Hello my name is Jeana. I am 31 and ever a child inside. This is a story about my life right now. This is true and I can't explain why I had such a need to write this.
As I sit here and type this I realize something inside feels like it's missing. There are things blocked from my memories I can't explain. When did this start happening? So much sorrow and pain in my mind. It feels as though The Doctor is involved somehow.
Yesterday, it seems like ages ago. My memories refuse to return. Here I am in my house in California but I am thinking about being in space surrounded by stars, planets, beings I don't remember. Sometimes there seems to be someone or something watching me. In the corner of my eye there's movement. I know what I would normally think. It doesn't feel like an ominous being though. It could be them but why would they bother with me. Sure I'm weird and possibly know too much but I would've found a way to let myself know.
Maybe this is me slipping into madness. That doesn't sound too bad. I know I won't hurt anyone. I'm still sane enough to realize I have a family that I love who loves me back. I believe though, in a possibility, that we live in a parallel place from where I started. I used to think I didn't belong here but it's close enough to my original universe that I go unnoticed for the most part. I don't know if anyone else feels like this but the world seems big enough for that to happen.

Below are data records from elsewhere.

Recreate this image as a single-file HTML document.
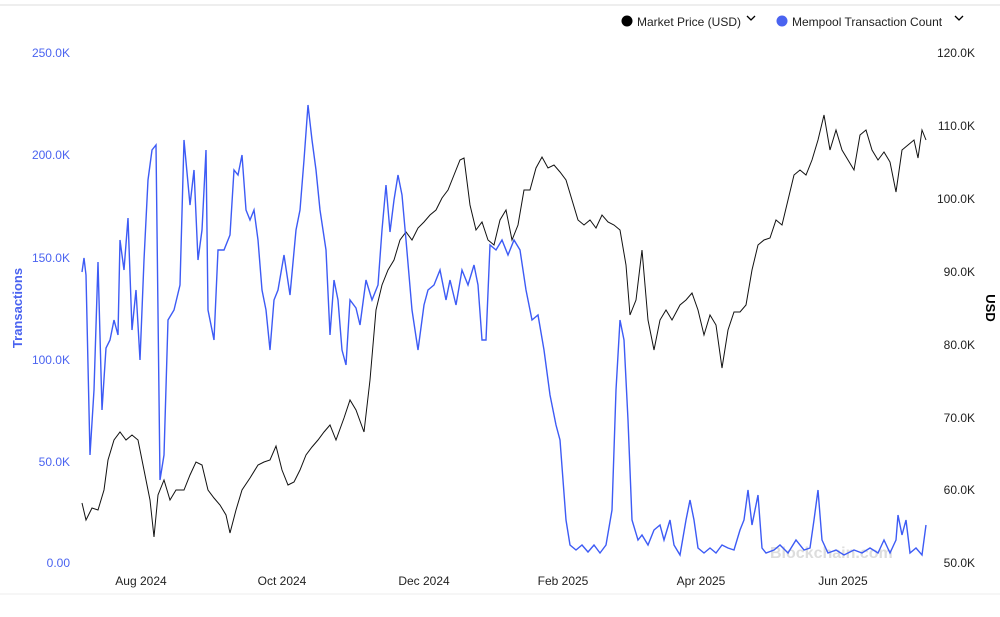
<!DOCTYPE html>
<html><head><meta charset="utf-8"><style>
body{margin:0;background:#fff;font-family:"Liberation Sans",sans-serif;}
svg text{font-family:"Liberation Sans",sans-serif;font-size:12px;}
</style></head><body>
<svg width="1000" height="612" xmlns="http://www.w3.org/2000/svg">
<rect width="1000" height="612" fill="#fff"/>
<line x1="0" y1="5" x2="1000" y2="5" stroke="#eee" stroke-width="2"/>
<line x1="0" y1="594" x2="1000" y2="594" stroke="#eee" stroke-width="1"/>
<circle cx="627" cy="21" r="5.5" fill="#000"/>
<text x="637" y="26" fill="#222">Market Price (USD)</text>
<path d="M747 16l4 4 4-4" fill="none" stroke="#000" stroke-width="1.3"/>
<circle cx="782" cy="21" r="5.5" fill="#4a63f0"/>
<text x="792" y="26" fill="#222">Mempool Transaction Count</text>
<path d="M955 16l4 4 4-4" fill="none" stroke="#000" stroke-width="1.3"/>
<g fill="#4a63f0" text-anchor="end">
<text x="70" y="57">250.0K</text><text x="70" y="159">200.0K</text><text x="70" y="262">150.0K</text>
<text x="70" y="364">100.0K</text><text x="70" y="466">50.0K</text><text x="70" y="567">0.00</text>
</g>
<text transform="translate(22,308) rotate(-90)" text-anchor="middle" fill="#4a63f0" font-weight="bold" style="font-size:13px">Transactions</text>
<g fill="#222" text-anchor="end">
<text x="975" y="57">120.0K</text><text x="975" y="130">110.0K</text><text x="975" y="203">100.0K</text>
<text x="975" y="276">90.0K</text><text x="975" y="349">80.0K</text><text x="975" y="422">70.0K</text>
<text x="975" y="494">60.0K</text><text x="975" y="567">50.0K</text>
</g>
<text transform="translate(986,308) rotate(90)" text-anchor="middle" fill="#000" font-weight="bold" style="font-size:13px">USD</text>
<g fill="#222" text-anchor="middle">
<text x="141" y="585">Aug 2024</text><text x="282" y="585">Oct 2024</text><text x="424" y="585">Dec 2024</text>
<text x="563" y="585">Feb 2025</text><text x="701" y="585">Apr 2025</text><text x="843" y="585">Jun 2025</text>
</g>
<text x="770" y="558" fill="#ddd" style="font-size:16px" font-weight="bold">Blockchain.com</text>
<polyline fill="none" stroke="#111" stroke-width="1" points="82,503 86,520 92,508 98,510 104,490 108,460 114,440 120,432 126,440 132,435 138,440 144,470 150,500 154,537 158,495 164,480 170,500 176,490 184,490 190,475 196,462 202,465 208,490 214,498 220,505 226,515 230,533 236,510 242,490 250,478 258,465 264,462 270,460 276,446 282,470 288,485 294,482 300,470 306,455 312,447 318,440 324,432 330,425 336,440 344,418 350,400 356,410 364,432 370,380 376,310 382,285 388,270 394,260 400,240 406,232 412,240 418,228 424,222 430,215 436,210 442,198 448,190 454,175 460,160 464,158 470,205 476,230 482,222 488,240 494,245 500,220 506,210 512,240 518,225 524,190 530,190 536,168 542,157 548,168 554,165 560,172 566,180 572,200 578,220 584,225 590,220 596,228 602,215 608,222 614,225 620,230 626,265 630,315 636,300 642,250 648,320 654,350 660,320 666,310 672,320 680,305 686,300 692,293 698,310 704,335 710,315 716,325 722,368 728,330 734,312 740,312 746,305 752,270 758,245 764,240 770,238 776,220 782,225 788,200 794,175 800,170 806,175 812,160 818,140 824,115 830,150 836,130 842,150 848,160 854,170 860,135 866,130 872,150 878,160 884,152 890,162 896,192 902,150 908,145 914,140 918,158 922,130 926,140"/>
<polyline fill="none" stroke="#3d5bf5" stroke-width="1.4" points="82,272 84,258 86,275 90,455 94,390 98,262 102,410 106,348 110,340 114,320 118,335 120,240 124,270 128,218 132,330 136,290 140,360 144,260 148,180 152,150 156,145 160,480 164,455 168,320 174,310 180,285 184,140 190,205 194,170 198,260 202,230 206,150 208,310 214,340 218,250 224,250 230,235 234,170 238,175 242,155 246,210 250,220 254,210 258,240 262,290 266,310 270,350 274,300 278,290 284,255 290,295 296,230 300,210 304,160 308,105 312,140 316,170 320,210 326,250 330,335 334,280 338,300 342,350 346,365 350,300 356,308 360,325 366,280 372,300 378,285 382,230 386,185 390,232 394,200 398,175 402,195 406,240 412,310 418,350 424,305 428,290 434,285 440,270 446,300 450,280 456,305 462,270 468,285 474,265 478,285 482,340 486,340 490,245 496,250 502,240 508,255 514,240 520,250 526,290 532,320 538,315 544,350 550,395 556,425 560,440 566,520 570,545 576,550 582,545 588,552 594,545 600,553 606,545 612,510 616,390 620,320 624,340 628,420 632,520 638,540 642,535 648,545 654,530 660,525 664,540 670,520 674,545 680,555 686,520 690,500 694,520 698,548 704,553 710,548 716,553 722,545 728,548 734,550 740,530 744,520 748,490 752,525 758,495 762,548 766,553 774,550 780,545 788,553 796,540 804,550 810,548 814,520 818,490 822,540 828,553 836,550 844,555 854,550 862,553 870,548 878,553 884,540 890,553 896,540 898,515 902,535 906,520 910,553 916,548 922,555 926,525"/>
</svg>
</body></html>
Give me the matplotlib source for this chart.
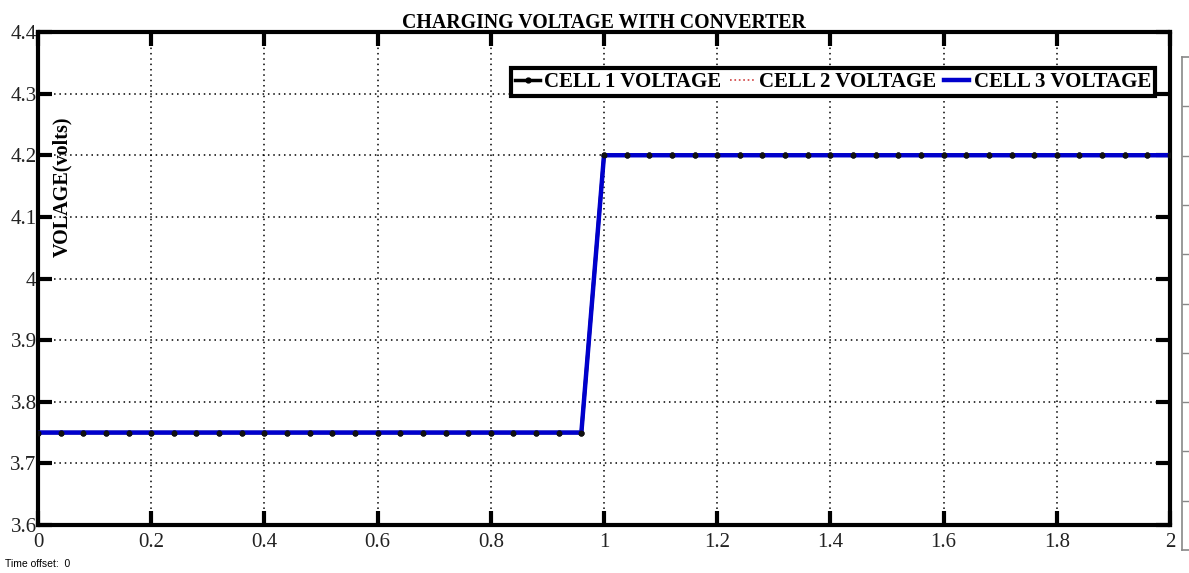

Once when I was little I remember seeing what I thought was a ghost. The weird thing is I could only see the back of it and it was on fire. The fire was blue and it looked like the back of a man. Strange note something fell in the kitchen without anyone near it just now. The hair on the back of my neck is trying to stand up but it's too long. Wonder who knocked it over. I am not alone, I guess it's still here. Back to my story the ghost thing happened and it was at night in the kitchen. Why is it always the kitchen? Thankfully it isn't the bathroom or I might never go in there again. I tried to tell my parents but they didn't listen, they usually don't. Through the years I had different things that I can't explain happen around me. Not too many people in my life understood me at all.
I had started watchin Doctor Who after I had gotten cancer in 2011. It is amazing and I love the show. I am eccentric and shy and you don't care about me and that's ok. I just wanted to tell someone before something bad consumes me. I don't believe death is an end but it is something that changes us. Consciousness is a form of energy and energy cannot die. I have felt that sometimes I can see through The Doctors eyes. I remember things as though it was I who was lonely and traveling with a pink and yello human or flying through the vortex with The Tardis, seeing all of space and time in the untempered schism. I know that sounds crazy. I feel like I am missing a heart. This feeling doesn't go away. I don't think I am The Doctor but maybe he was imprinted on my soul for a purpose. I will find out someday, I think.